I had hoped that by the time of the first debate, Mitt Romney would have a lead over President Obama or, at least, that the race would be tied. In either scenario, the pressure would be on Obama, enhancing the possibility that he might become testy.
Instead, Obama appears to have a small lead nationally and perhaps a somewhat larger one in key states like Florida and Ohio. Assuming that this is how both candidates see the state of play, what does it mean for Wednesday’s debate?
For Obama, the course seems clear: play it safe and try to run out the clock. Don’t try for kill; leave that to the endless attack ads that have been weakening Romney in battleground states for months.
For Romney too, a play-it-safe strategy, though ultimately unwise, may be tempting. That’s because the challenger to an incumbent president typically “wins” if he doesn’t lose his first debate with the president. A draw makes the challenger appear to be as formidable as the president, thus undercutting a major advantage possessed by the incumbent — his presumed formidability.
Accordingly, Romney can reasonably believe that a draw would produce the small bounce meeded to pull even with Obama in the polls. Being even with Obama a month before the election wouldn’t be a bad position for Romney.
The temptation to play it safe is compounded by the pressure of the debate. One major gaffe can change the course of the race, and Romney can ill-afford to have the race turn further against him.
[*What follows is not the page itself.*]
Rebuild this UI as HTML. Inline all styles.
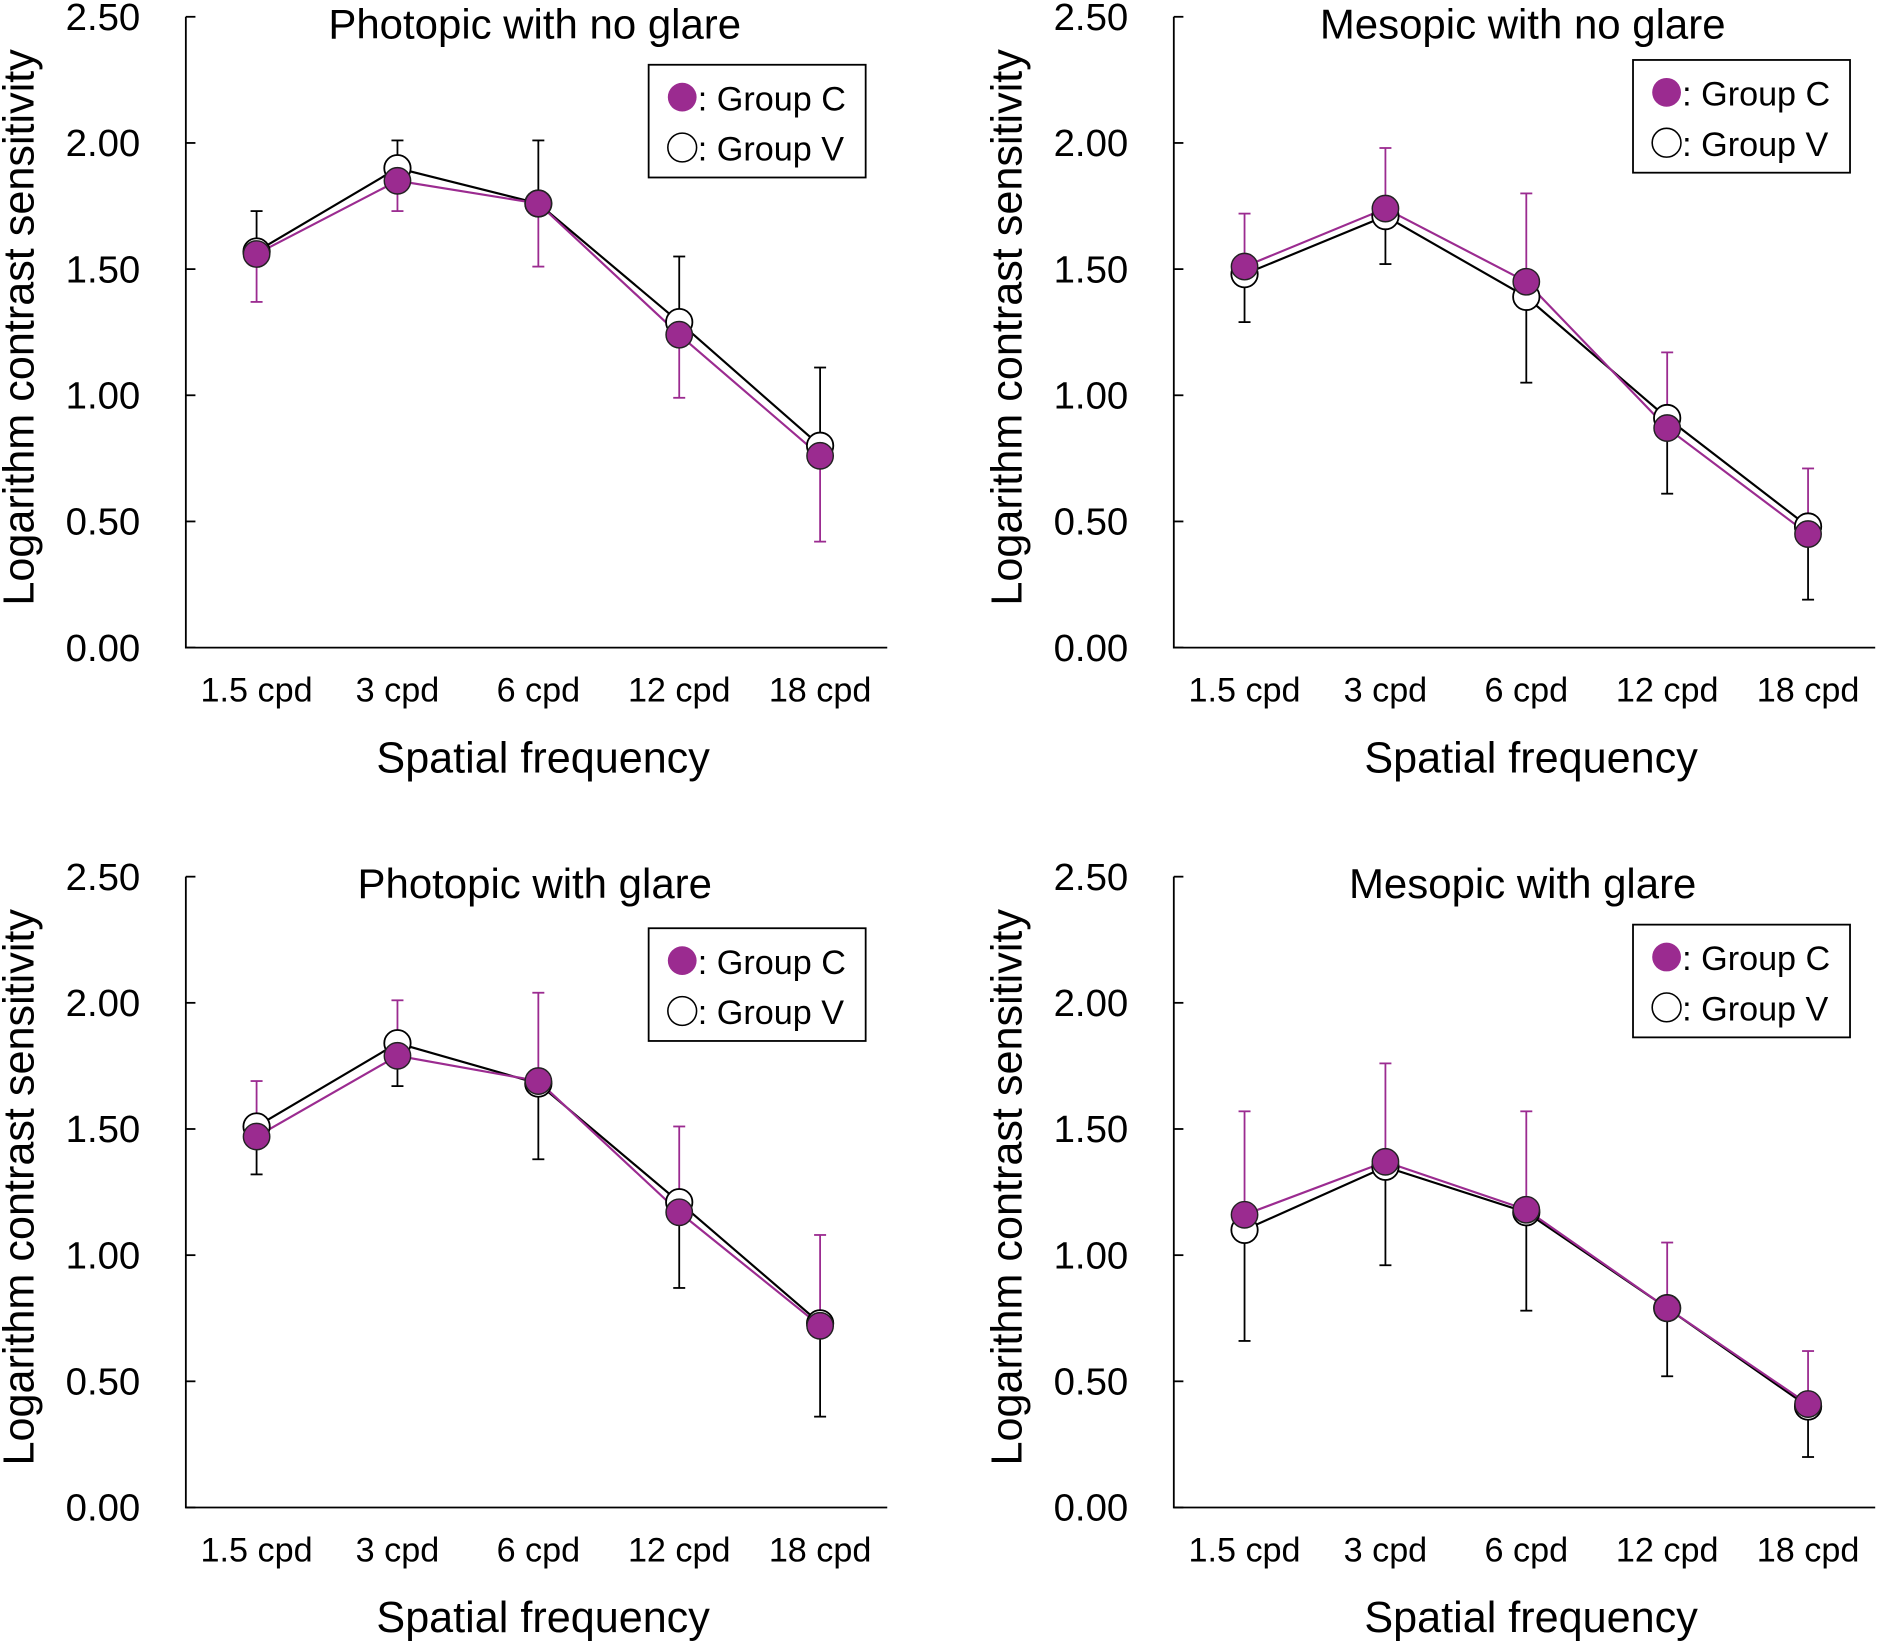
<!DOCTYPE html>
<html><head><meta charset="utf-8"><style>
html,body{margin:0;padding:0;background:#fff;}
svg{display:block;font-family:"Liberation Sans",Arial,sans-serif;}
</style></head><body>
<svg id="fig" width="1880" height="1643" viewBox="0 0 1568 1370" preserveAspectRatio="none" xmlns="http://www.w3.org/2000/svg"></svg>
<script>
const categories = ["1.5 cpd","3 cpd","6 cpd","12 cpd","18 cpd"];
const yTicks = [0,0.5,1,1.5,2,2.5];
const yTickLabels = ["0.00","0.50","1.00","1.50","2.00","2.50"];
const titles = ["Photopic with no glare","Mesopic with no glare","Photopic with glare","Mesopic with glare"];
const groupC_p1 = [1.56,1.85,1.76,1.24,0.76];
const groupC_err_p1 = [1.37,1.73,1.51,0.99,0.42];
const groupV_p1 = [1.57,1.90,1.76,1.29,0.80];
const groupV_err_p1 = [1.73,2.01,2.01,1.55,1.11];
const groupC_p2 = [1.51,1.74,1.45,0.87,0.45];
const groupC_err_p2 = [1.72,1.98,1.80,1.17,0.71];
const groupV_p2 = [1.48,1.71,1.39,0.91,0.48];
const groupV_err_p2 = [1.29,1.52,1.05,0.61,0.19];
const groupC_p3 = [1.47,1.79,1.69,1.17,0.72];
const groupC_err_p3 = [1.69,2.01,2.04,1.51,1.08];
const groupV_p3 = [1.51,1.84,1.68,1.21,0.73];
const groupV_err_p3 = [1.32,1.67,1.38,0.87,0.36];
const groupC_p4 = [1.16,1.37,1.18,0.79,0.41];
const groupC_err_p4 = [1.57,1.76,1.57,1.05,0.62];
const groupV_p4 = [1.10,1.35,1.17,0.79,0.40];
const groupV_err_p4 = [0.66,0.96,0.78,0.52,0.20];

const panels = [
 {c:groupC_p1,ce:groupC_err_p1,v:groupV_p1,ve:groupV_err_p1,ox:0,oy:0,leg:[541,54]},
 {c:groupC_p2,ce:groupC_err_p2,v:groupV_p2,ve:groupV_err_p2,ox:824,oy:0,leg:[538,50]},
 {c:groupC_p3,ce:groupC_err_p3,v:groupV_p3,ve:groupV_err_p3,ox:0,oy:717,leg:[541,774]},
 {c:groupC_p4,ce:groupC_err_p4,v:groupV_p4,ve:groupV_err_p4,ox:824,oy:717,leg:[538,771]}
];
const PURPLE="#9b2b90";
const svg=document.getElementById('fig');
const NS="http://www.w3.org/2000/svg";
function mk(tag,attrs,parent,text){const e=document.createElementNS(NS,tag);for(const k in attrs)e.setAttribute(k,attrs[k]);if(text!==undefined)e.textContent=text;parent.appendChild(e);return e;}

panels.forEach((p,i)=>{
  const g=mk('g',{},svg);
  
  
  const x0=155+p.ox, xEnd=740+p.ox, yTop=14+p.oy, yBot=540+p.oy;
  const ys=v=>yBot-(v/2.5)*(yBot-yTop);
  const xs=j=>214+p.ox+j*117.5;
  const ax=mk('path',{d:`M${x0} ${yTop}V${yBot}H${xEnd}`,stroke:'#000','stroke-width':1.5,fill:'none'},g);
  
  
  yTicks.forEach((t,k)=>{
    mk('line',{x1:x0,x2:x0+8,y1:ys(t),y2:ys(t),stroke:'#000','stroke-width':1.5},g);
    const tl=mk('text',{x:x0-38,y:ys(t)+11,'text-anchor':'end','font-size':32},g,yTickLabels[k]);
    
    
  });
  categories.forEach((c,j)=>{
    const tl=mk('text',{x:xs(j),y:585+p.oy,'text-anchor':'middle','font-size':28.5},g,c);
    
    
  });
  const xt=mk('text',{x:453+p.ox,y:644+p.oy,'text-anchor':'middle','font-size':36},g,'Spatial frequency');
  
  
  const yt=mk('text',{x:0,y:0,'text-anchor':'middle','font-size':36,transform:`translate(${28+p.ox},${273+p.oy}) rotate(-90)`},g,'Logarithm contrast sensitivity');
  
  
  const tt=mk('text',{x:446+p.ox,y:32+p.oy,'text-anchor':'middle','font-size':35},g,titles[i]);
  
  
  p.v.forEach((v,j)=>{
    mk('line',{x1:xs(j),x2:xs(j),y1:ys(v),y2:ys(p.ve[j]),stroke:'#000','stroke-width':1.5},g);
    mk('line',{x1:xs(j)-5,x2:xs(j)+5,y1:ys(p.ve[j]),y2:ys(p.ve[j]),stroke:'#000','stroke-width':1.5},g);
  });
  p.c.forEach((v,j)=>{
    mk('line',{x1:xs(j),x2:xs(j),y1:ys(v),y2:ys(p.ce[j]),stroke:PURPLE,'stroke-width':1.5},g);
    mk('line',{x1:xs(j)-5,x2:xs(j)+5,y1:ys(p.ce[j]),y2:ys(p.ce[j]),stroke:PURPLE,'stroke-width':1.5},g);
  });
  const lv=mk('polyline',{points:p.v.map((v,j)=>xs(j)+','+ys(v)).join(' '),stroke:'#000','stroke-width':1.8,fill:'none'},g);
  
  
  const lc=mk('polyline',{points:p.c.map((v,j)=>xs(j)+','+ys(v)).join(' '),stroke:PURPLE,'stroke-width':1.8,fill:'none'},g);
  
  
  p.v.forEach((v,j)=>{
    const m=mk('circle',{cx:xs(j),cy:ys(v),r:11,fill:'#fff',stroke:'#000','stroke-width':1.5},g);
    
    
  });
  p.c.forEach((v,j)=>{
    const m=mk('circle',{cx:xs(j),cy:ys(v),r:11,fill:PURPLE,stroke:'#222','stroke-width':1.2},g);
    
    
  });
  const lx=p.leg[0]+p.ox, ly=p.leg[1];
  const lg=mk('g',{},g);
  
  
  mk('rect',{x:lx,y:ly,width:181,height:94,fill:'#fff',stroke:'#000','stroke-width':1.5},lg);
  mk('circle',{cx:lx+28,cy:ly+27,r:12,fill:PURPLE},lg);
  mk('text',{x:lx+41,y:ly+38,'font-size':28.5},lg,': Group C');
  mk('circle',{cx:lx+28,cy:ly+69,r:12,fill:'#fff',stroke:'#000','stroke-width':1.3},lg);
  mk('text',{x:lx+41,y:ly+80,'font-size':28.5},lg,': Group V');
});
</script>
</body></html>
Moreover, the MSM is prepared to spin innocuous Romney statements into minor gaffes and minor gaffes into major ones. Caution, then, would seem to be in order.
Nonetheless, I believe it would be mistake for Romney to play it safe. Unlike with a typical challenger, the doubts harbored by the electorate about Romney don’t pertain to formidability. Most voters probably believe that Romney has enough experience, smarts, and presence to occupy the White House. But they doubt whether he has the program, and the empathy with the middle class, that would make him an improvement over Obama.
Romney is unlikely to overcome these doubts by playing it safe. Even if he receives a small bounce from a draw in the first debate, it would be unlikely to hold.
Romney needs to change the dynamic of the race, albeit not dramatically. To accomplish this, he should play to win on Wednesday. I’ll try to explain what this entails in another post.